_REQUEST_
Without the pictures, extract every line from the start of the material to the line containing "var startYear = 1970;", both ends included.

_DATA RECORDS_
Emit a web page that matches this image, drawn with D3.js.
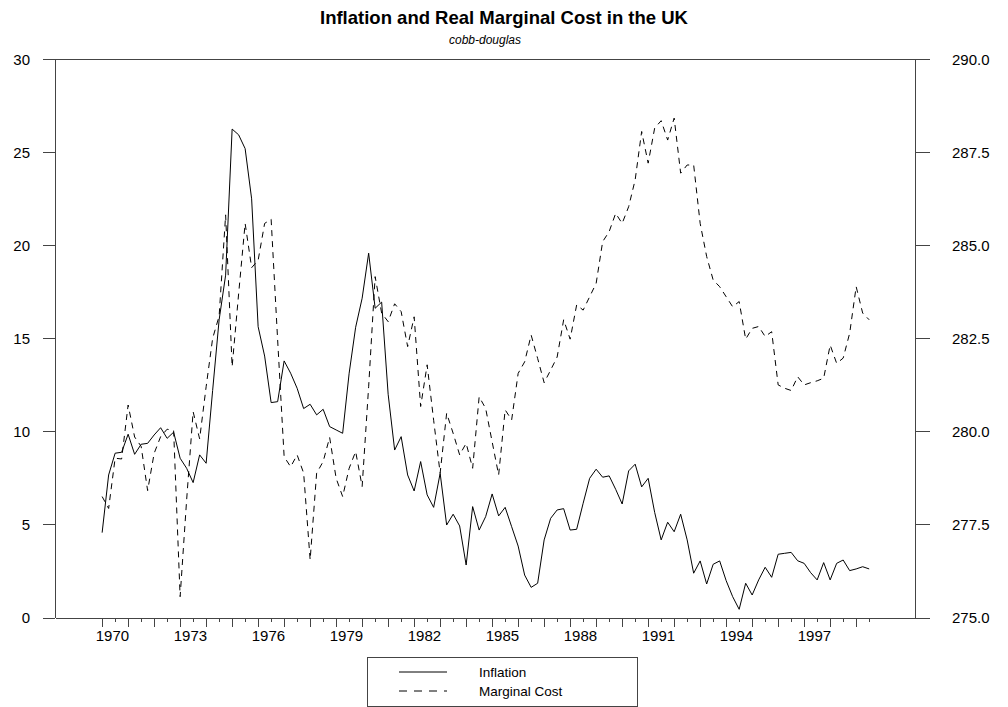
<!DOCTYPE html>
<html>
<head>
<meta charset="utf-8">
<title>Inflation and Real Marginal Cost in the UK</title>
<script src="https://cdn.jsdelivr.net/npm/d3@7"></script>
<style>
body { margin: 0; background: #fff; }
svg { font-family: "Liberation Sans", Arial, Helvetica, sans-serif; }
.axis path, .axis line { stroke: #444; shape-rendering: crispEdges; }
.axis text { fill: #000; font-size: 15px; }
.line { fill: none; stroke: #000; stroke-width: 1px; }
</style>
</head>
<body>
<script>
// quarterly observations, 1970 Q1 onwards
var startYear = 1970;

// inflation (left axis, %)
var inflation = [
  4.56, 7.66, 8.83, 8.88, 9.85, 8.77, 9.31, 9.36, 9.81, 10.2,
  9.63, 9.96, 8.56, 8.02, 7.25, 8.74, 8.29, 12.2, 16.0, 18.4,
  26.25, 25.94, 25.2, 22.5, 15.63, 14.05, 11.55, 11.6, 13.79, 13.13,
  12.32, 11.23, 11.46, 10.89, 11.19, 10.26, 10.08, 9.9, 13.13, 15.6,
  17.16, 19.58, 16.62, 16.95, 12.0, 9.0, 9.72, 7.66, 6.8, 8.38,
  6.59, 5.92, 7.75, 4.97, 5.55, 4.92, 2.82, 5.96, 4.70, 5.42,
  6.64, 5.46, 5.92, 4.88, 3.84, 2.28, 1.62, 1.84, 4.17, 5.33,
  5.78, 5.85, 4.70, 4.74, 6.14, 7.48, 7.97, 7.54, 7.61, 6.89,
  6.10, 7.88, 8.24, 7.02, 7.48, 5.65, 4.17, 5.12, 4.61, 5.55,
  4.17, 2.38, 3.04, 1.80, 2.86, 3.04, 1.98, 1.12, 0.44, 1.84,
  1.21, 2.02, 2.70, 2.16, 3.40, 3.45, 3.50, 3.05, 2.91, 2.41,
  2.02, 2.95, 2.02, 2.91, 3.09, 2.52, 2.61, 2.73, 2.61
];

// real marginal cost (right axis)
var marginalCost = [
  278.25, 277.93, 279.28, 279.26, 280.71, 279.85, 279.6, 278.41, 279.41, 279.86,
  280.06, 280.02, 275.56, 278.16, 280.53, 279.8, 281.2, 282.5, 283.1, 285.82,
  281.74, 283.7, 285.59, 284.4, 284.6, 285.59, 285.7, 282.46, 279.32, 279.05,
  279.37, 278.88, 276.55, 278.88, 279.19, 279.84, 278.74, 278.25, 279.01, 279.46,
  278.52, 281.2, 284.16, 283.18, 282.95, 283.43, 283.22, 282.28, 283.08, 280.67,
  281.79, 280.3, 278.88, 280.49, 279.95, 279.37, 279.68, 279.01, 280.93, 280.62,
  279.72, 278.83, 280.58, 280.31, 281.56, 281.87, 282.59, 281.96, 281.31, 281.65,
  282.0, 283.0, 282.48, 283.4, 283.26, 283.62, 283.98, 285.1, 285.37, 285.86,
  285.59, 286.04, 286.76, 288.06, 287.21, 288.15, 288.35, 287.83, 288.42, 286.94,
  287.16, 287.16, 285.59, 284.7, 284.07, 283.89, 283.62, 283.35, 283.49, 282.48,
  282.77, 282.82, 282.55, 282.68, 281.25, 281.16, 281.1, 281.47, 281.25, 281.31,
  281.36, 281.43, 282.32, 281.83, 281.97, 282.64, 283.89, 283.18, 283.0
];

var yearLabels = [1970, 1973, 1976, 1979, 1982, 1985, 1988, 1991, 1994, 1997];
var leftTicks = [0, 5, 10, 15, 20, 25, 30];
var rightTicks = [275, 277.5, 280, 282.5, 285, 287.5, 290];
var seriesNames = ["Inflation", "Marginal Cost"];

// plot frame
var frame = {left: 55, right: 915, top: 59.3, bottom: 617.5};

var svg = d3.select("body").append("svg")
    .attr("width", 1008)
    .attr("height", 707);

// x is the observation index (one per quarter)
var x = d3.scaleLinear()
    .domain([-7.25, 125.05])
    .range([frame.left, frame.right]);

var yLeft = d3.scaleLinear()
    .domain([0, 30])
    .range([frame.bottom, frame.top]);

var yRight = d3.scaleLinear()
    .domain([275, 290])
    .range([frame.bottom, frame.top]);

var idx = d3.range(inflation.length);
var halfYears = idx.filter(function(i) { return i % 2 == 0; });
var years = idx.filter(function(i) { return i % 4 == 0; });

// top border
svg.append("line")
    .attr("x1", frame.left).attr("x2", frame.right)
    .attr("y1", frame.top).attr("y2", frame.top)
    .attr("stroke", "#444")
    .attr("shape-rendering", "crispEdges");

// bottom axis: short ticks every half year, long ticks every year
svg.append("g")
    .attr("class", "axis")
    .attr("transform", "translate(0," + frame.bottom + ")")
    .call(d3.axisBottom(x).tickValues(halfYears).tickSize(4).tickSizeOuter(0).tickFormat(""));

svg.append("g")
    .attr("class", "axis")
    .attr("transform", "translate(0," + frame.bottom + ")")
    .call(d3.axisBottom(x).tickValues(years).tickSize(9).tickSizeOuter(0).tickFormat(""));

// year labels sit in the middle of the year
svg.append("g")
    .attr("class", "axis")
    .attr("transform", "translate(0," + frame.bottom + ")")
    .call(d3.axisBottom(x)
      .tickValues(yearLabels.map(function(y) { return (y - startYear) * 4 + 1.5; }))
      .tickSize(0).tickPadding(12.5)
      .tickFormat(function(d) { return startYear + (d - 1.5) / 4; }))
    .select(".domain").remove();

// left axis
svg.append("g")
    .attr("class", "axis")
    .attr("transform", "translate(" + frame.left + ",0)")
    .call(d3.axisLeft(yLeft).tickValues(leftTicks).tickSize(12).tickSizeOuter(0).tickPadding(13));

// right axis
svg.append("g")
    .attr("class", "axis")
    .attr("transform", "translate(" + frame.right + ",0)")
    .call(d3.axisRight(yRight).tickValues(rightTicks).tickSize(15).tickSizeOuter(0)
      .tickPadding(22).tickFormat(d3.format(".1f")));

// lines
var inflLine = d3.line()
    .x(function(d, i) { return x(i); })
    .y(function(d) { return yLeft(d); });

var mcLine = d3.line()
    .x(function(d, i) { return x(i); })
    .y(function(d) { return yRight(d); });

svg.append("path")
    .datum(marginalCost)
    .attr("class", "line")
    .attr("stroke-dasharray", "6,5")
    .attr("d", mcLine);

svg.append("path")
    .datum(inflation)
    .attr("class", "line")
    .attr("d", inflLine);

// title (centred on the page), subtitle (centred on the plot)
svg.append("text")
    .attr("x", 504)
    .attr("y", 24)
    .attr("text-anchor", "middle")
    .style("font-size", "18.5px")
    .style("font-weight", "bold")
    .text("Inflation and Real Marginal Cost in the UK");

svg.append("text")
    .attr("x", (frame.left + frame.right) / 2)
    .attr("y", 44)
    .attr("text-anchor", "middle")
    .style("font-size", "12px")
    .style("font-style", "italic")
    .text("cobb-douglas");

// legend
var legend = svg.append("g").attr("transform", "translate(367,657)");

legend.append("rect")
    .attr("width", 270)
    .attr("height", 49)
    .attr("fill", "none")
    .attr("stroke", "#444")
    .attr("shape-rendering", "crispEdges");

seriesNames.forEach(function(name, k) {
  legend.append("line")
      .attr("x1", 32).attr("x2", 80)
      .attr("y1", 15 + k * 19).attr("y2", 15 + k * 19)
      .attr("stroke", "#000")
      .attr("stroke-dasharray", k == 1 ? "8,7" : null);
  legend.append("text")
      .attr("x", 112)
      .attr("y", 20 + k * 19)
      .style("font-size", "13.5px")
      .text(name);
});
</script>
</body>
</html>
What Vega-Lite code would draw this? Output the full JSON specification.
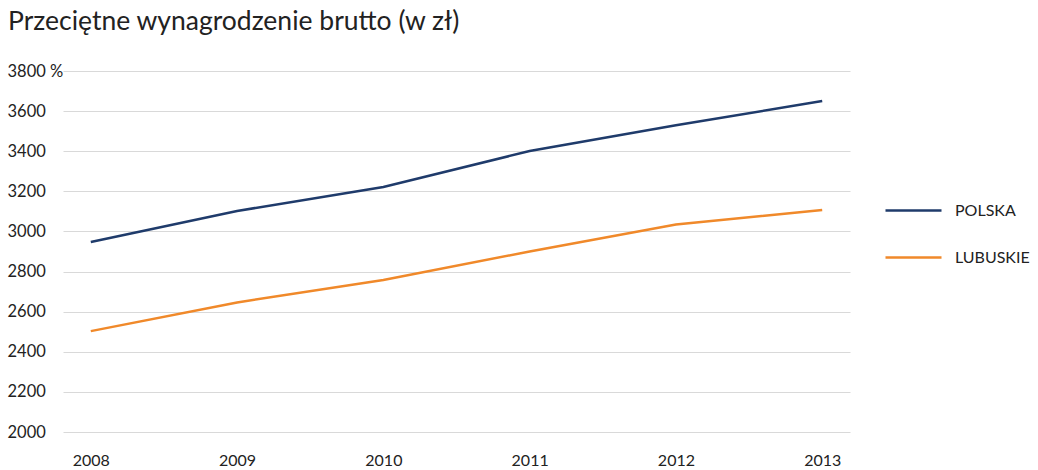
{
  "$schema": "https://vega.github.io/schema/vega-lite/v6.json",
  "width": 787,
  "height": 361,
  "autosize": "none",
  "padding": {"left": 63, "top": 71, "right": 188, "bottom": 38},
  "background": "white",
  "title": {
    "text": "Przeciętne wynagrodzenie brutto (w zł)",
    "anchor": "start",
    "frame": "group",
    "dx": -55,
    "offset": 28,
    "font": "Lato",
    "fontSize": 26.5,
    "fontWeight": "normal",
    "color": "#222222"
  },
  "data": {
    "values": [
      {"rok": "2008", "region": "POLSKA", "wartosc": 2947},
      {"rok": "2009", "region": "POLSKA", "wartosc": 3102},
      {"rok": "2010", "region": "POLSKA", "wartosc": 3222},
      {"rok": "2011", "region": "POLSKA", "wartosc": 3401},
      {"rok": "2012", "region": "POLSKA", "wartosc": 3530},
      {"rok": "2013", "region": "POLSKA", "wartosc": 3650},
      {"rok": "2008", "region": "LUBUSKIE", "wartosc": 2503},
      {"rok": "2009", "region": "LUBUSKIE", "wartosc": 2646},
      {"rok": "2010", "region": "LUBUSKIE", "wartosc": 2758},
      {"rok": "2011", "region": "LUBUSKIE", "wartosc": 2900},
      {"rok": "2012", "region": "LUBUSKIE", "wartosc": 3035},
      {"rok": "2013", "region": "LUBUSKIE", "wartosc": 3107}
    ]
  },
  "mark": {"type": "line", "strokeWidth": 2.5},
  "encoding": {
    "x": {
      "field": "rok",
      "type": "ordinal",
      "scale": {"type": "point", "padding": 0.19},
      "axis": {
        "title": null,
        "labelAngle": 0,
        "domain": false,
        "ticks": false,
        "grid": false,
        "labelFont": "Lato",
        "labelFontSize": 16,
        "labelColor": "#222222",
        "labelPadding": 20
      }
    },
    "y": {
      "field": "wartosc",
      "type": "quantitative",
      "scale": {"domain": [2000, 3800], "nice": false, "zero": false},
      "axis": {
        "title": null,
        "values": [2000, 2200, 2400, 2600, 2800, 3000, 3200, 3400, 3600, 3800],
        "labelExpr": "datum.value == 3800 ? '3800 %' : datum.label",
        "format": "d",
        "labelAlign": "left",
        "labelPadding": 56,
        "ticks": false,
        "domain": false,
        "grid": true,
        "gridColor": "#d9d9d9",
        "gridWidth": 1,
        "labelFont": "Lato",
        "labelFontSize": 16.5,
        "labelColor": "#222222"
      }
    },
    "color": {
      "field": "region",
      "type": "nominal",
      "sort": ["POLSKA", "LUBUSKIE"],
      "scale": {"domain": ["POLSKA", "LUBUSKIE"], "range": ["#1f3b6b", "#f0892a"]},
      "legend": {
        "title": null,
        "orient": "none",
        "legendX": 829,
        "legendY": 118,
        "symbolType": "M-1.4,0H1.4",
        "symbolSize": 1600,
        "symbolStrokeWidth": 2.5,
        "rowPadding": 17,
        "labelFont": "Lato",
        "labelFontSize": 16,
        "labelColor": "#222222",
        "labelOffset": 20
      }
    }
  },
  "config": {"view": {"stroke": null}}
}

_REPLY TO THE TASK_
Emit a web page that matches this image, drawn with D3.js.
<!DOCTYPE html>
<html>
<head>
<meta charset="utf-8">
<title>Inflation and Real Marginal Cost in the UK</title>
<script src="https://cdn.jsdelivr.net/npm/d3@7"></script>
<style>
body { margin: 0; background: #fff; }
svg { font-family: "Liberation Sans", Arial, Helvetica, sans-serif; }
.axis path, .axis line { stroke: #444; shape-rendering: crispEdges; }
.axis text { fill: #000; font-size: 15px; }
.line { fill: none; stroke: #000; stroke-width: 1px; }
</style>
</head>
<body>
<script>
// quarterly observations, 1970 Q1 onwards
var startYear = 1970;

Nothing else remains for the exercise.